The recent passing of the Commerce (International Co-operation, and Fees) Amendment Act (International Co-operation Act) signals another step in the harmonisation of Australia and New Zealand's business laws as we move towards a single economic market. The International Co-operation Act gives the Commerce Commission a range of powers under which it can assist overseas regulators in their investigations.

In this Q+A, we answer some obvious questions arising out of the passage of the International Co-operation Act. Do not hesitate to contact any of the authors listed below if you have any questions.

What information can the Commerce Commission share?

The International Co-operation Act allows the Commerce Commission to provide "compulsorily acquired information" to overseas regulators. Compulsorily acquired information is information:

  • acquired under the Commerce Commission's powers to require the provision of information under section 98 of the Commerce Act;
  • acquired under a search warrant issued under section 98A of the Commerce Act; and
  • acquired under section 98H of the Commerce Act, which provides similar powers to section 98 in relation to acquiring information from Australian residents related to taking advantage of market power in a trans-Tasman market.

Does the Commerce Commission have any other powers?

As well as the sharing of compulsorily acquired information, the International Co-operation Act allows the Commerce Commission to provide "investigative assistance" to overseas regulators. This includes the Commerce Commission exercising its powers under sections 98, 98A and 98H of the Commerce Act in order to assist an overseas regulator.

Who can the Commerce Commission co-operate with?

The Commerce Commission can provide both compulsorily acquired information and investigative assistance to an overseas regulator that is a party to a co-operation arrangement with the New Zealand Government or the Commerce Commission.

The Commerce Commission and Australian Competition and Consumer Commission (the ACCC) issued a joint statement when the International Co-operation Act was passed. It is likely, then, that the ACCC will be the first overseas regulator to enter into a co-operation arrangement with the Commerce Commission. Other overseas regulators that could enter into co-operation arrangements include the United Kingdom's Office of Fair Trading and the Federal Trade Commission in the United States.

Does this mean the Commerce Commission can act at the will of the overseas regulator?

While the Commerce Commission will be acting at the request of an overseas regulator, there are a number of factors that the Commission must be satisfied about before providing investigative assistance or compulsorily acquired information.
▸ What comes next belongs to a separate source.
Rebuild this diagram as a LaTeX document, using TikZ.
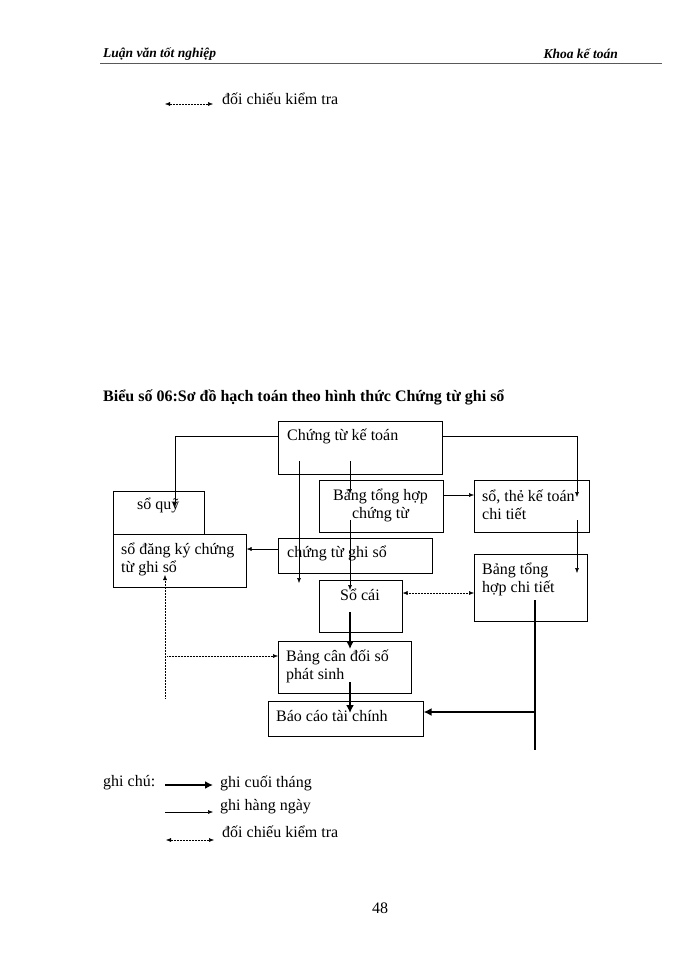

In particular, the Commerce Commission must be satisfied that:

  • providing the information or assistance will assist the overseas regulator in performing its functions;
  • the provision of the information or assistance will not be inconsistent with the co-operation arrangement; and
  • the provision of the information or assistance will not significantly prejudice New Zealand's international trade interests.

As well as the three factors that the Commerce Commission must be satisfied of, the Commission is also required to consider:

  • whether complying with the request will substantially affect the Commission's ability to perform its other functions;
  • whether the overseas regulator could more conveniently obtain the information or assistance from another source; and
  • whether the request would, in the Commission's opinion, more appropriately be dealt with under the Mutual Assistance in Criminal Matters Act.

As well as these express considerations, the standard checks and balances the Commerce Commission faces in exercising its powers generally will apply. For example, a search warrant can only be granted if there are reasonable grounds to believe that it is necessary to ascertain whether a breach has taken place and a District Court Judge needs to issue the warrant on the basis of evidence provided by the Commission.

Will I know that my information is being shared?

If compulsorily acquired information is shared with an overseas regulator, the Commerce Commission must, as soon as practical after providing the information, notify the person from whom the information was acquired and every person to whom the information relates.

Why are these information sharing powers necessary?

The addition of these new powers to the Commerce Commission's armoury recognises the fact that commerce has an ever-increasing international element. Breaches of competition laws often involve companies operating in a number of markets throughout the world, so it makes sense for enforcement agencies in each market to be able to share information. The International Co-operation Act is part of a larger move towards making New Zealand's competition laws more "international". The Commerce (Cartels and Other Matters) Amendment Bill, for example, will expand the extra-territorial reach of the Commerce Act.

The International Co-operation Act is also part of a wider harmonisation of New Zealand and Australia's competition, and general commercial, laws as we move towards a single economic market. Both the Commerce Commission and the ACCC welcomed the passing of the International Co-operation Act, while the Minister of Commerce noted its importance in supporting the Commerce Commission's role in the context of global business today.

Does the International Co-operation Act only apply to competition law?

Although the International Co-operation Act itself only applies to assisting overseas regulators with investigations into competition law breaches, separate legislation was also passed to amend the Fair Trading Act, Credit Contracts and Consumer Finance Act and Telecommunications Act. The effect of these amendments is that the Commerce Commission will be able to share information and investigative assistance to overseas regulators that relates to potential breaches of fair trading, consumer credit and telecommunications laws.